--- start of Stored rows ---

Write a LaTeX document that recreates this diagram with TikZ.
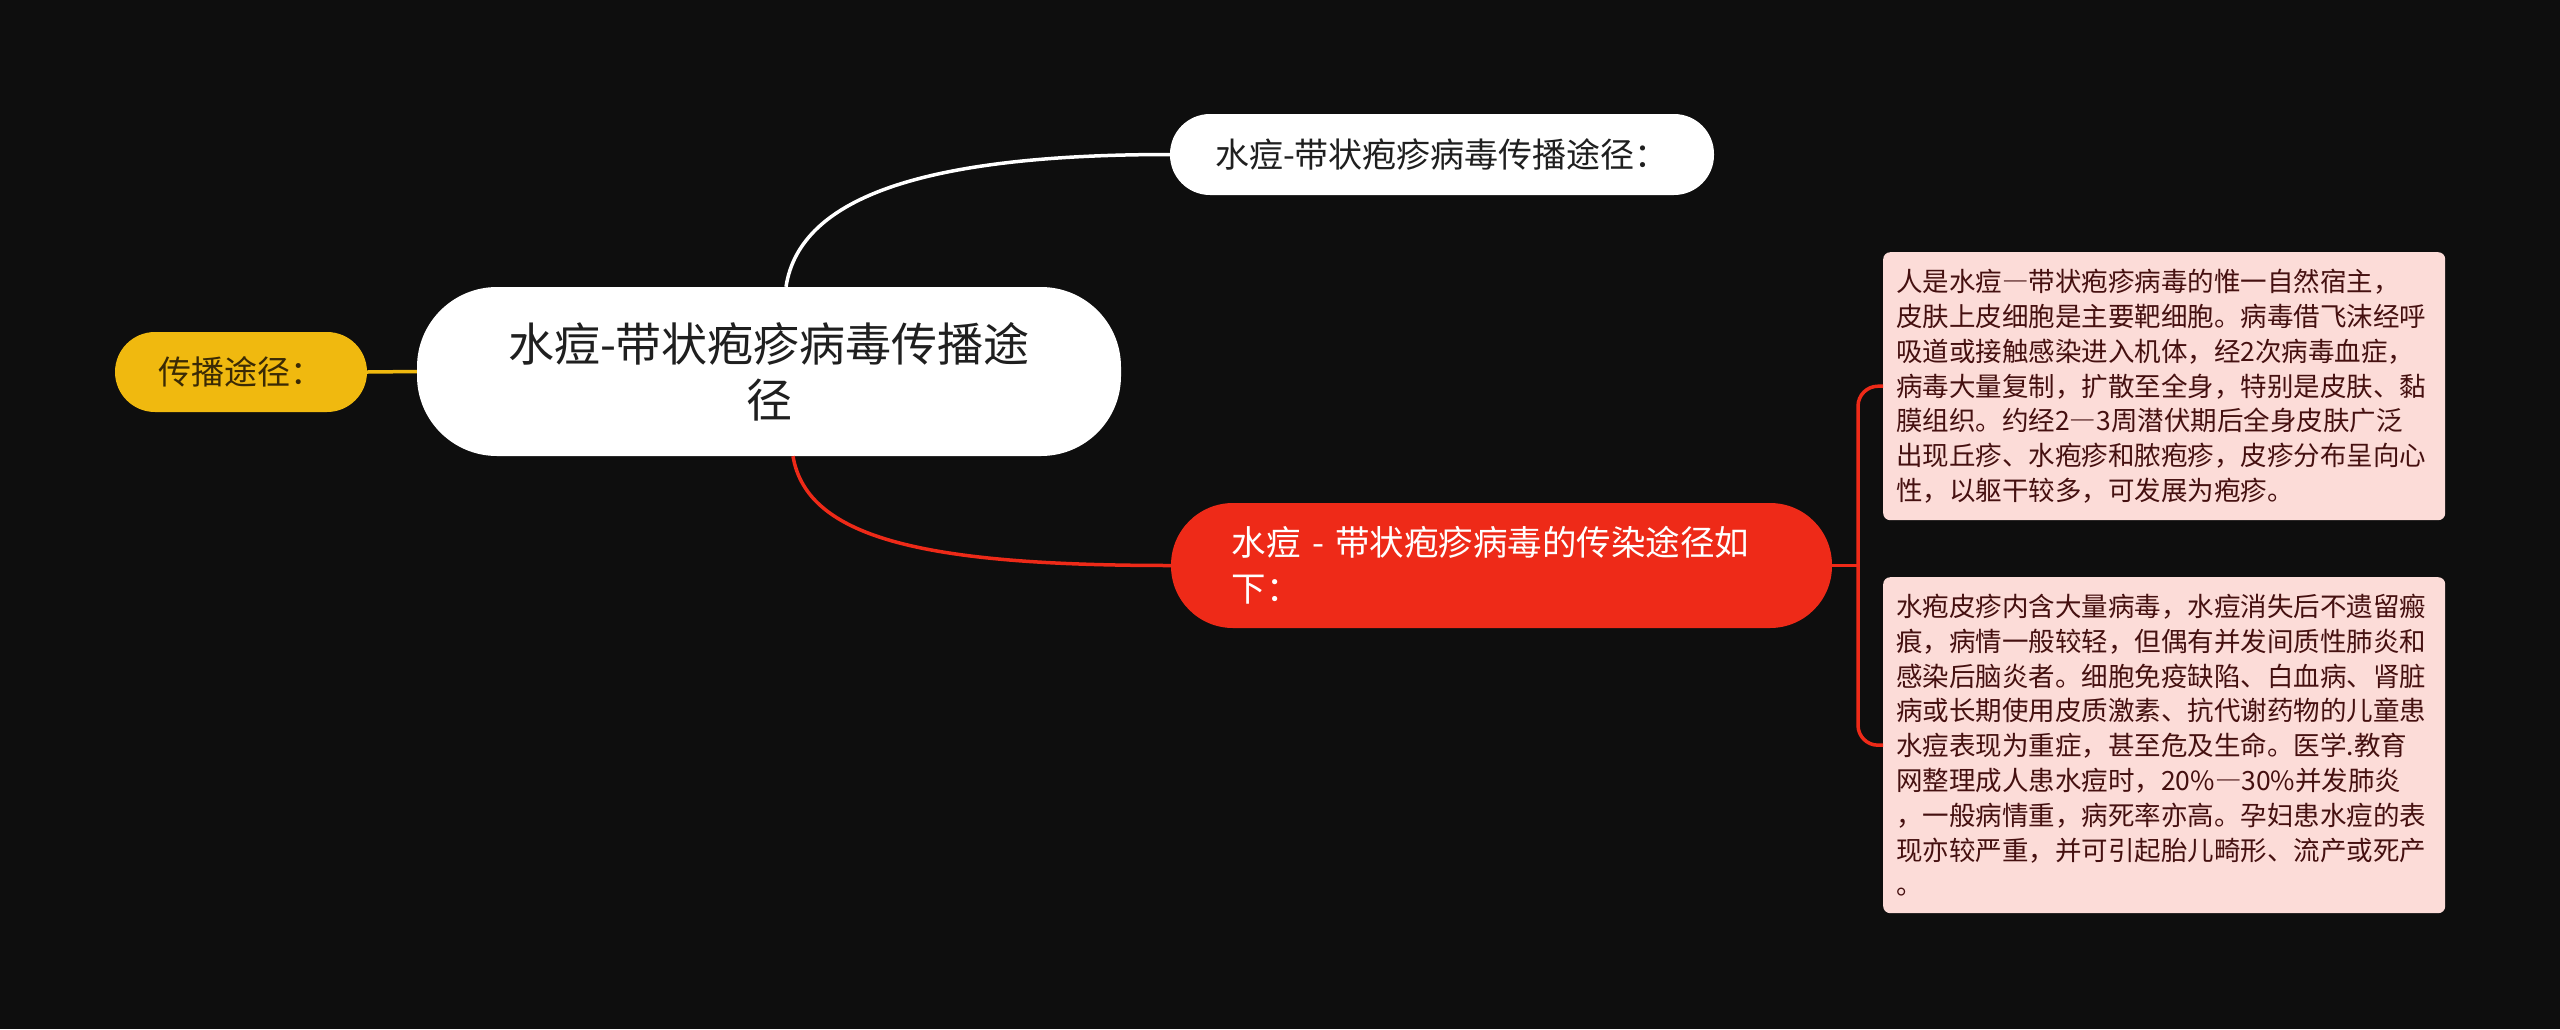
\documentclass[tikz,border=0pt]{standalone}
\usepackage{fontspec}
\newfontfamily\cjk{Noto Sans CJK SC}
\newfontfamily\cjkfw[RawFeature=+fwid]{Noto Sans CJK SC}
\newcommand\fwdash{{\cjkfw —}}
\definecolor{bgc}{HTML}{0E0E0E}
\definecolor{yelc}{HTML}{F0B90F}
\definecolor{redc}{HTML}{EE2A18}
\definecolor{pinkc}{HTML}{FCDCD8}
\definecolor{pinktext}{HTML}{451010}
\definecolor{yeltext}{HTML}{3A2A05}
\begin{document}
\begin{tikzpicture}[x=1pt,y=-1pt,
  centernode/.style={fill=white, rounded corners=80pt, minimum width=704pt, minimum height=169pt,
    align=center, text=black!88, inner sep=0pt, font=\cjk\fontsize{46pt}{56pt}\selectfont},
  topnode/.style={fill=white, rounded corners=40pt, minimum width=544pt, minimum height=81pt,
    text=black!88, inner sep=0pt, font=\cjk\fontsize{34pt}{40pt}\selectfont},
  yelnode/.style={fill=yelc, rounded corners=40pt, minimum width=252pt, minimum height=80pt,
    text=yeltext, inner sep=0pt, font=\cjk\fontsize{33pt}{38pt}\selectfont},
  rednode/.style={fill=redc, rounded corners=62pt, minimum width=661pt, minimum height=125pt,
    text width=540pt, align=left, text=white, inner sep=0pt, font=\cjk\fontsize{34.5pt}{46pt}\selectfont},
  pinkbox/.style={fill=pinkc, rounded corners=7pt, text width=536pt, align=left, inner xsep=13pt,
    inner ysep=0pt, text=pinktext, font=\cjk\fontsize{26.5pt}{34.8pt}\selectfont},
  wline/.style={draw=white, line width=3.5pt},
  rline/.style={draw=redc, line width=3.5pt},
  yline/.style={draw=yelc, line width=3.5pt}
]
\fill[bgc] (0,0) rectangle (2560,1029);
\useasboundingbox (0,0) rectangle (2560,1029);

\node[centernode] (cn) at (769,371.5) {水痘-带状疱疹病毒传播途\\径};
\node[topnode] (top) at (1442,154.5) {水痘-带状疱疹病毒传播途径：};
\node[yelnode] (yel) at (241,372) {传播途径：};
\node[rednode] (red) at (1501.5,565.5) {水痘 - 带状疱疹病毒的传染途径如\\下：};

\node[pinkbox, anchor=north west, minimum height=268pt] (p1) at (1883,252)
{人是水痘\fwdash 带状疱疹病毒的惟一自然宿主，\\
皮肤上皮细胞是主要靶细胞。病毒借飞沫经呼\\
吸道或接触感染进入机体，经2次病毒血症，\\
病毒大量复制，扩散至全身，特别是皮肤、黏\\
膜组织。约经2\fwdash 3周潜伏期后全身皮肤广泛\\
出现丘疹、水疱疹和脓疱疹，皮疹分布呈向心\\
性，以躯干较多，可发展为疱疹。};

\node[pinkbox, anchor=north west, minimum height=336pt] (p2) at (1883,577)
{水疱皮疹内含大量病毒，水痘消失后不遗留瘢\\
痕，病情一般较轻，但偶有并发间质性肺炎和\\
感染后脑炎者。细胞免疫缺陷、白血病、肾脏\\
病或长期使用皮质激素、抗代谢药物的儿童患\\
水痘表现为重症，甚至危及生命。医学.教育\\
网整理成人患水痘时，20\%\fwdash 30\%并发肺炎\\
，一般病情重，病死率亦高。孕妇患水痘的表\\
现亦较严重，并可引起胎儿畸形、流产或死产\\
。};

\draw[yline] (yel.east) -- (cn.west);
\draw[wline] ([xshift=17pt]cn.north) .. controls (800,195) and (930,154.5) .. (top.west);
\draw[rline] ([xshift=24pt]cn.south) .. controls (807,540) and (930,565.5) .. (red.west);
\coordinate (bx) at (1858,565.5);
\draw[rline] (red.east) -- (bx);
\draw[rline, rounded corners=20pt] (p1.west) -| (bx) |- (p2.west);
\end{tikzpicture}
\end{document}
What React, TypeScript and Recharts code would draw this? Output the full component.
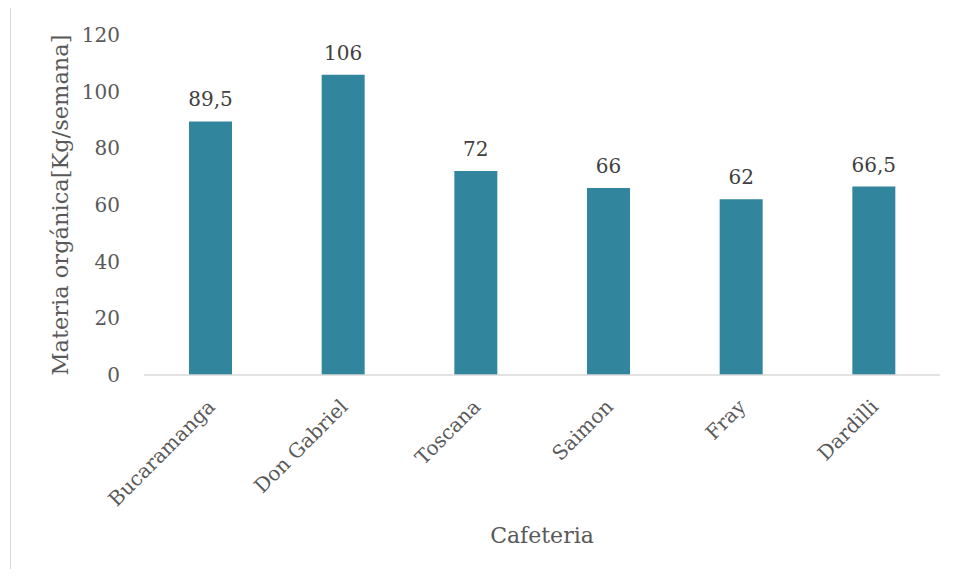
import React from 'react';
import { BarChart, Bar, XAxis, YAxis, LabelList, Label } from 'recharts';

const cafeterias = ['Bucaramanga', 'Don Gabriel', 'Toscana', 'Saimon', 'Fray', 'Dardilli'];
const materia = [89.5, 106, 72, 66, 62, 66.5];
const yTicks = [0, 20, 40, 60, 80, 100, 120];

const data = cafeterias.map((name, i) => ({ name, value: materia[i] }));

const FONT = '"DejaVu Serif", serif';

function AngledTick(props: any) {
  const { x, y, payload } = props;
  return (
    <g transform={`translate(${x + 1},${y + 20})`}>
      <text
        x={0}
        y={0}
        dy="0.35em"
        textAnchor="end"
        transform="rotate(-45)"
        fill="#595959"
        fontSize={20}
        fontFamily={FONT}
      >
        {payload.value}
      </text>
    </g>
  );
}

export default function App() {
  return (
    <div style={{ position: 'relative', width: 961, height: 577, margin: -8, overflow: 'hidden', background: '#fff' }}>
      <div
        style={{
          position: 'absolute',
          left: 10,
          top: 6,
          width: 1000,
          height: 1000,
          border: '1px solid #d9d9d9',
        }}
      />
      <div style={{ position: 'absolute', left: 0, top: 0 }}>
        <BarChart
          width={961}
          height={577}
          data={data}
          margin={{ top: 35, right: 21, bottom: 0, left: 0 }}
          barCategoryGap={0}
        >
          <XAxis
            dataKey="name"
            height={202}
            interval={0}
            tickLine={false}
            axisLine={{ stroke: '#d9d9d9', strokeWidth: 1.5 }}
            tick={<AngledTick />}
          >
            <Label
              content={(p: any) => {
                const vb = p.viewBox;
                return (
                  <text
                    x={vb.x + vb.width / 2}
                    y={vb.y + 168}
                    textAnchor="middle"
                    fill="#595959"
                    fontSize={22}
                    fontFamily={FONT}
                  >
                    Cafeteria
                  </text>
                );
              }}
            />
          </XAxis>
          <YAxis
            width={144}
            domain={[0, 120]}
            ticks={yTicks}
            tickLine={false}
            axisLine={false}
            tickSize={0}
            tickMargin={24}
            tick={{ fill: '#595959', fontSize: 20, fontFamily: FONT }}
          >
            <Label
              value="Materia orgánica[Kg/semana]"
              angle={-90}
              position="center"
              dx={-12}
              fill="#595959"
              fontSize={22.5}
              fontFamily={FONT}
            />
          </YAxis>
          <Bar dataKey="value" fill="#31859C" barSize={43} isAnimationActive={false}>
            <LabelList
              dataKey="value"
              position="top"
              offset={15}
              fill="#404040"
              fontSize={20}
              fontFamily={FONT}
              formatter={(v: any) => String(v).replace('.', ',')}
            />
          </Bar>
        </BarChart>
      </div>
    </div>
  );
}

--- end of Stored rows ---

◆ Required task: Reproduce the material above verbatim; omit every picture.

◆ Solution for this task:
Write a LaTeX document that recreates this diagram with TikZ.
\documentclass[tikz,border=0pt]{standalone}
\usepackage{fontspec}
\newfontfamily\cjk{Noto Sans CJK SC}
\newfontfamily\cjkfw[RawFeature=+fwid]{Noto Sans CJK SC}
\newcommand\fwdash{{\cjkfw —}}
\definecolor{bgc}{HTML}{0E0E0E}
\definecolor{yelc}{HTML}{F0B90F}
\definecolor{redc}{HTML}{EE2A18}
\definecolor{pinkc}{HTML}{FCDCD8}
\definecolor{pinktext}{HTML}{451010}
\definecolor{yeltext}{HTML}{3A2A05}
\begin{document}
\begin{tikzpicture}[x=1pt,y=-1pt,
  centernode/.style={fill=white, rounded corners=80pt, minimum width=704pt, minimum height=169pt,
    align=center, text=black!88, inner sep=0pt, font=\cjk\fontsize{46pt}{56pt}\selectfont},
  topnode/.style={fill=white, rounded corners=40pt, minimum width=544pt, minimum height=81pt,
    text=black!88, inner sep=0pt, font=\cjk\fontsize{34pt}{40pt}\selectfont},
  yelnode/.style={fill=yelc, rounded corners=40pt, minimum width=252pt, minimum height=80pt,
    text=yeltext, inner sep=0pt, font=\cjk\fontsize{33pt}{38pt}\selectfont},
  rednode/.style={fill=redc, rounded corners=62pt, minimum width=661pt, minimum height=125pt,
    text width=540pt, align=left, text=white, inner sep=0pt, font=\cjk\fontsize{34.5pt}{46pt}\selectfont},
  pinkbox/.style={fill=pinkc, rounded corners=7pt, text width=536pt, align=left, inner xsep=13pt,
    inner ysep=0pt, text=pinktext, font=\cjk\fontsize{26.5pt}{34.8pt}\selectfont},
  wline/.style={draw=white, line width=3.5pt},
  rline/.style={draw=redc, line width=3.5pt},
  yline/.style={draw=yelc, line width=3.5pt}
]
\fill[bgc] (0,0) rectangle (2560,1029);
\useasboundingbox (0,0) rectangle (2560,1029);

\node[centernode] (cn) at (769,371.5) {水痘-带状疱疹病毒传播途\\径};
\node[topnode] (top) at (1442,154.5) {水痘-带状疱疹病毒传播途径：};
\node[yelnode] (yel) at (241,372) {传播途径：};
\node[rednode] (red) at (1501.5,565.5) {水痘 - 带状疱疹病毒的传染途径如\\下：};

\node[pinkbox, anchor=north west, minimum height=268pt] (p1) at (1883,252)
{人是水痘\fwdash 带状疱疹病毒的惟一自然宿主，\\
皮肤上皮细胞是主要靶细胞。病毒借飞沫经呼\\
吸道或接触感染进入机体，经2次病毒血症，\\
病毒大量复制，扩散至全身，特别是皮肤、黏\\
膜组织。约经2\fwdash 3周潜伏期后全身皮肤广泛\\
出现丘疹、水疱疹和脓疱疹，皮疹分布呈向心\\
性，以躯干较多，可发展为疱疹。};

\node[pinkbox, anchor=north west, minimum height=336pt] (p2) at (1883,577)
{水疱皮疹内含大量病毒，水痘消失后不遗留瘢\\
痕，病情一般较轻，但偶有并发间质性肺炎和\\
感染后脑炎者。细胞免疫缺陷、白血病、肾脏\\
病或长期使用皮质激素、抗代谢药物的儿童患\\
水痘表现为重症，甚至危及生命。医学.教育\\
网整理成人患水痘时，20\%\fwdash 30\%并发肺炎\\
，一般病情重，病死率亦高。孕妇患水痘的表\\
现亦较严重，并可引起胎儿畸形、流产或死产\\
。};

\draw[yline] (yel.east) -- (cn.west);
\draw[wline] ([xshift=17pt]cn.north) .. controls (800,195) and (930,154.5) .. (top.west);
\draw[rline] ([xshift=24pt]cn.south) .. controls (807,540) and (930,565.5) .. (red.west);
\coordinate (bx) at (1858,565.5);
\draw[rline] (red.east) -- (bx);
\draw[rline, rounded corners=20pt] (p1.west) -| (bx) |- (p2.west);
\end{tikzpicture}
\end{document}
What React, TypeScript and Recharts code would draw this? Output the full component.
import React from 'react';
import { BarChart, Bar, XAxis, YAxis, LabelList, Label } from 'recharts';

const cafeterias = ['Bucaramanga', 'Don Gabriel', 'Toscana', 'Saimon', 'Fray', 'Dardilli'];
const materia = [89.5, 106, 72, 66, 62, 66.5];
const yTicks = [0, 20, 40, 60, 80, 100, 120];

const data = cafeterias.map((name, i) => ({ name, value: materia[i] }));

const FONT = '"DejaVu Serif", serif';

function AngledTick(props: any) {
  const { x, y, payload } = props;
  return (
    <g transform={`translate(${x + 1},${y + 20})`}>
      <text
        x={0}
        y={0}
        dy="0.35em"
        textAnchor="end"
        transform="rotate(-45)"
        fill="#595959"
        fontSize={20}
        fontFamily={FONT}
      >
        {payload.value}
      </text>
    </g>
  );
}

export default function App() {
  return (
    <div style={{ position: 'relative', width: 961, height: 577, margin: -8, overflow: 'hidden', background: '#fff' }}>
      <div
        style={{
          position: 'absolute',
          left: 10,
          top: 6,
          width: 1000,
          height: 1000,
          border: '1px solid #d9d9d9',
        }}
      />
      <div style={{ position: 'absolute', left: 0, top: 0 }}>
        <BarChart
          width={961}
          height={577}
          data={data}
          margin={{ top: 35, right: 21, bottom: 0, left: 0 }}
          barCategoryGap={0}
        >
          <XAxis
            dataKey="name"
            height={202}
            interval={0}
            tickLine={false}
            axisLine={{ stroke: '#d9d9d9', strokeWidth: 1.5 }}
            tick={<AngledTick />}
          >
            <Label
              content={(p: any) => {
                const vb = p.viewBox;
                return (
                  <text
                    x={vb.x + vb.width / 2}
                    y={vb.y + 168}
                    textAnchor="middle"
                    fill="#595959"
                    fontSize={22}
                    fontFamily={FONT}
                  >
                    Cafeteria
                  </text>
                );
              }}
            />
          </XAxis>
          <YAxis
            width={144}
            domain={[0, 120]}
            ticks={yTicks}
            tickLine={false}
            axisLine={false}
            tickSize={0}
            tickMargin={24}
            tick={{ fill: '#595959', fontSize: 20, fontFamily: FONT }}
          >
            <Label
              value="Materia orgánica[Kg/semana]"
              angle={-90}
              position="center"
              dx={-12}
              fill="#595959"
              fontSize={22.5}
              fontFamily={FONT}
            />
          </YAxis>
          <Bar dataKey="value" fill="#31859C" barSize={43} isAnimationActive={false}>
            <LabelList
              dataKey="value"
              position="top"
              offset={15}
              fill="#404040"
              fontSize={20}
              fontFamily={FONT}
              formatter={(v: any) => String(v).replace('.', ',')}
            />
          </Bar>
        </BarChart>
      </div>
    </div>
  );
}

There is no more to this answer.